I think it’s got to be a popularity contest. After all, part of the rules for All-Star rosters are that they must (despite Joe Torre’s wishes) include at least one representative from each team. Not every team has a player that deserves to be called an All-Star; this rule is there to ensure broad fan appeal.

What I’d love to know (minor hijack here, but not really) is what’s up with the managers selected as coaches for the All-Star team. I mean, if there’s any element of merit to those selections, why the heck did Joe Torre pick Tony Muser of all people? The best thing you can say about him is that his managing ability is unproven; more likely, he’s genuinely terrible.

But at least Mo Vaughn has the kind of stats and impact that would make him a defensible choice. You might not specifically agree, but you wouldn’t feel like the selection was outrageously weird. We’re at least going to have the sense to not vote for Joe Triple-A, who just fell off the minor league truck, or Jim Washedup, whose best seasons were 10 years ago.

By the way, I am a sportswriter … and we’re probably about as vengeful toward players who treat us like jerks as you figured.

**

What the hell is wrong with you? Ben Dover and Oliver Clothesoff were much more deserving selections!

But Snooooopy, Pete Lacock was a real player in the 70s (presumably when astorian was engaging in ballot stuffing).

Zev Steinhardt

  1. The managers of the previous year’s World Series are the managers of the All-Star Team and get to name the pitchers, reserves and the coaching staff.

  2. ZEV: When has a commissioner stepped in a substitued one player for another?

  3. What’s up, Opal.

In 1957, Cincinatti fans went wild with the ballot stuffing, electing seven Reds to start. Ford Frick* replaced Gus Bell and Wally Post with two guys named Mays and Aaron. That incident caused the fans to lose the vote until 1970.

Zev Steinhardt

Thanks, Zev! Hadn’t heard that before . . .

You’re welcome. I also seem to have in the back of my mind somewhere that Bucky Dent, while hitting about .180 or so was elected to start an All-Star game but was replaced with someone more deserving. Unfortunately, I can’t find any corroboration of this at the moment, so I can’t confirm it. Maybe one of our real baseball experts (like BobT can come up with it).

Zev Steinhardt

By golly.

As Cub announcers of my youth never tired of telling us fans, LaCock was the son of some Hollywood actor or other…if memory serves it was someone who shared his first name but not his last, which I always thought odd. Peter Marshall, maybe. I always figured they kept talking about it because it distracted from the fact that LaCock couldn’t hit well enough to stay in the majors for long as a shortstop, and he was a first baseman…

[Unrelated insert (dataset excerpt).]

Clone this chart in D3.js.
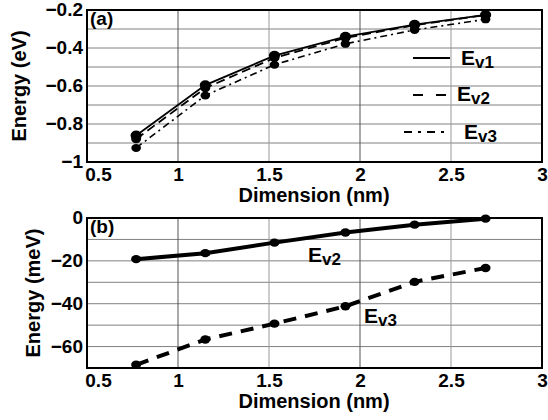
<!DOCTYPE html>
<html>
<head>
<meta charset="utf-8">
<script src="https://cdn.jsdelivr.net/npm/d3@7"></script>
<style>
  body { margin: 0; background: #fff; }
  svg { font-family: "Liberation Sans", Arial, sans-serif; font-weight: bold; }
</style>
</head>
<body>
<svg id="chart" width="548" height="420"></svg>
<script>
// dimension (nm)
const dims = [0.77, 1.15, 1.53, 1.92, 2.30, 2.69];

// panel (a): energies in eV
const ev1 = [-0.86, -0.595, -0.44, -0.34, -0.277, -0.226];
const ev2 = [-0.879, -0.611, -0.452, -0.347, -0.280, -0.226];
const ev3 = [-0.926, -0.650, -0.488, -0.378, -0.305, -0.249];

// panel (b): energies relative to Ev1 in meV
const dEv2 = [-19.2, -16.4, -11.5, -6.8, -3.1, -0.3];
const dEv3 = [-68.5, -56.7, -49.3, -41.2, -29.8, -23.3];

const xTicks = [0.5, 1, 1.5, 2, 2.5, 3];
const yTicksA = [-1, -0.8, -0.6, -0.4, -0.2];
const yTicksB = [-60, -40, -20, 0];

const svg = d3.select("#chart");
const left = 87, right = 542;

const x = d3.scaleLinear().domain([0.5, 3]).range([left, right]);

// draw one panel's frame, grid, axes
const drawPanel = (top, bottom, domain, ticks, gridStep, title, tag) => {
  const y = d3.scaleLinear().domain(domain).range([bottom, top]);
  const g = svg.append("g");

  // horizontal grid
  const gridVals = d3.range(domain[0], domain[1] + gridStep / 2, gridStep);
  g.selectAll(".hg").data(gridVals).enter().append("line")
    .attr("x1", left).attr("x2", right)
    .attr("y1", d => y(d)).attr("y2", d => y(d))
    .attr("stroke", "#808080").attr("stroke-width", 1);
  // vertical grid
  g.selectAll(".vg").data(xTicks).enter().append("line")
    .attr("x1", d => x(d)).attr("x2", d => x(d))
    .attr("y1", top).attr("y2", bottom)
    .attr("stroke", (d, i) => (i % 2 === 1 ? "#555" : "#999")).attr("stroke-width", 1);

  // frame
  g.append("rect").attr("x", left).attr("y", top)
    .attr("width", right - left).attr("height", bottom - top)
    .attr("fill", "none").attr("stroke", "#000").attr("stroke-width", 2);

  // x axis
  const xa = g.append("g").attr("transform", `translate(0,${bottom})`)
    .call(d3.axisBottom(x).tickValues(xTicks).tickSize(0).tickFormat(d3.format("")));
  xa.select(".domain").remove();
  xa.selectAll("text").attr("font-size", 19).attr("font-weight", "bold")
    .attr("fill", "#000").attr("dy", "0.85em")
    .attr("dx", (d, i) => (i === 0 ? 11 : 0));

  // y axis
  const ya = g.append("g").attr("transform", `translate(${left},0)`)
    .call(d3.axisLeft(y).tickValues(ticks).tickSize(0).tickFormat(d3.format("")));
  ya.select(".domain").remove();
  ya.selectAll("text").attr("font-size", 19).attr("font-weight", "bold")
    .attr("fill", "#000").attr("x", -4).attr("dy", "0.3em");

  // axis titles
  g.append("text").attr("x", 314).attr("y", bottom + 40)
    .attr("text-anchor", "middle").attr("font-size", 20).text("Dimension (nm)");
  g.append("text")
    .attr("transform", `translate(${title.x},${(top + bottom) / 2}) rotate(-90)`)
    .attr("text-anchor", "middle").attr("font-size", 20).text(title.text);

  // panel tag
  g.append("text").attr("x", left + 3).attr("y", top + 15)
    .attr("font-size", 19).text(tag);

  return y;
};

const yA = drawPanel(10, 162, [-1, -0.2], yTicksA, 0.1, { x: 26, text: "Energy (eV)" }, "(a)");
const yB = drawPanel(218, 368, [-70, 0], yTicksB, 10, { x: 40, text: "Energy (meV)" }, "(b)");

const drawSeries = (vals, y, dash, width, r) => {
  const pts = dims.map((d, i) => [d, vals[i]]);
  svg.append("path").datum(pts)
    .attr("d", d3.line().x(d => x(d[0])).y(d => y(d[1])))
    .attr("fill", "none").attr("stroke", "#000")
    .attr("stroke-width", width).attr("stroke-dasharray", dash);
  svg.append("g").selectAll("ellipse").data(pts).enter().append("ellipse")
    .attr("cx", d => x(d[0])).attr("cy", d => y(d[1]))
    .attr("rx", r + 0.8).attr("ry", r).attr("fill", "#000");
};

// panel (a)
drawSeries(ev3, yA, "7,4,2,4", 1.6, 4);
drawSeries(ev2, yA, "9,5", 1.8, 4.2);
drawSeries(ev1, yA, null, 1.8, 4.8);

// panel (b)
drawSeries(dEv2, yB, null, 4, 4.2);
drawSeries(dEv3, yB, "13,9", 4, 4.2);

// legend in panel (a)
const legend = [
  { name: "1", dash: null, x1: 413, y: 58, tx: 461, ty: 65 },
  { name: "2", dash: "10,13", x1: 413, y: 95, tx: 457, ty: 101 },
  { name: "3", dash: "8,6,3,6", x1: 404, y: 132, tx: 464, ty: 139 }
];
legend.forEach(l => {
  svg.append("line").attr("x1", l.x1).attr("x2", 450)
    .attr("y1", l.y).attr("y2", l.y)
    .attr("stroke", "#000").attr("stroke-width", 2).attr("stroke-dasharray", l.dash);
  const t = svg.append("text").attr("x", l.tx).attr("y", l.ty).attr("font-size", 21);
  t.append("tspan").text("E");
  t.append("tspan").attr("dy", 3).attr("font-size", 17).text("v" + l.name);
});

// labels in panel (b)
const bLabels = [
  { name: "2", tx: 308, ty: 262 },
  { name: "3", tx: 364, ty: 323 }
];
bLabels.forEach(l => {
  const t = svg.append("text").attr("x", l.tx).attr("y", l.ty).attr("font-size", 21);
  t.append("tspan").text("E");
  t.append("tspan").attr("dy", 3).attr("font-size", 17).text("v" + l.name);
});
</script>
</body>
</html>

And if you liked the name Pete LaCock, how about Rusty Kuntz…a name that never failed to send me through the floor…“Oil 'em, will ya!”

Oh, BTW, the game is clearly a popularity contest, which is too bad, but I don’t suppose it will ever be much of anything else. For the most part the selections are pretty good and have been through the years, especially considering the lack of safeguards and the voting abuses recorded through the years…

In short:

All-Star selection by fans’ voting is a popularity contest.

All-Star selection by managers’ choice is a favoritist circle-jerk.

Oh well.

No, the selection of Vaughn over Belle for 1995 AL MVP was just based on Belle being a jerk. Look at the numbers.
------------AB H 2b 3b HR RBI R TB BB BA SLG
_Belle 546 173 52 1 50 126 121 377 73 .317 .690
Vaughn 550 165 28 3 39 126 98 316 68 .300 .575

Look, I’m not opposed to popularity influencing the final decision. I have no problem with a player like Vaughn, who has excellent numbers and is a decent guy, defeating a guy who has more excellent numbers and is a jerk, like Belle. When you’ve got to make a decision between several players who have all performed really well, popularity is as good as any reason. But the numbers gotta be there first. If the most popular player in the universe is hitting .200 and has made 50 errors (here I’m thinking hypothetically, not making an allusion to Cal Ripken), he shouldn’t be there, and the voters should realize that.

Peter Marshall it is. Peter Marshall’s real name was Pierre LaCock, which for obvious reasons he changed on beginning his entertainment career.

As for the All-Star Game, since you say you’re not asking what the game should be but what it is, the question seems to me pointless. The definition of an All-Star is “someone who’s selected to the All-Star Team”. If you try to posit a different definition, you’re into the realm of what it should be. Popularity is certainly a big part of it, but merit is a big part of popularity (though they’re certainly not identical).

My preference for selecting the teams would be to let everyone in on it: continue the fan balloting, and add player/manager/coach and press ballots as well. Fan selections make the team as starters, unless both the press and players select someone else at that position (and they select the same player). In that event, the fan selection makes the team as a reserve. Let the fans, field personnel and press vote for four pitcher slots as well, with the fan selections making the team automatically along with any pitcher selected among the top four by both the players/managers/coaches and the press but not selected by the fans.

Assuming total agreement between the fan balloting and the other ballots, you’d then have twelve slots filled. Maximum disagreement, and you’d end up with twenty-four slots filled. At a roster depth of 30, you’d still have between six and eighteen slots for the manager of the team to select additional worthy candidates. I’d prefer to see the rule requiring one player from every team eliminated until there’s some sort of sane revenue sharing arrangement in place, but even if there’s not, with at least six discretionary slots the manager ought to be able to accommodate that.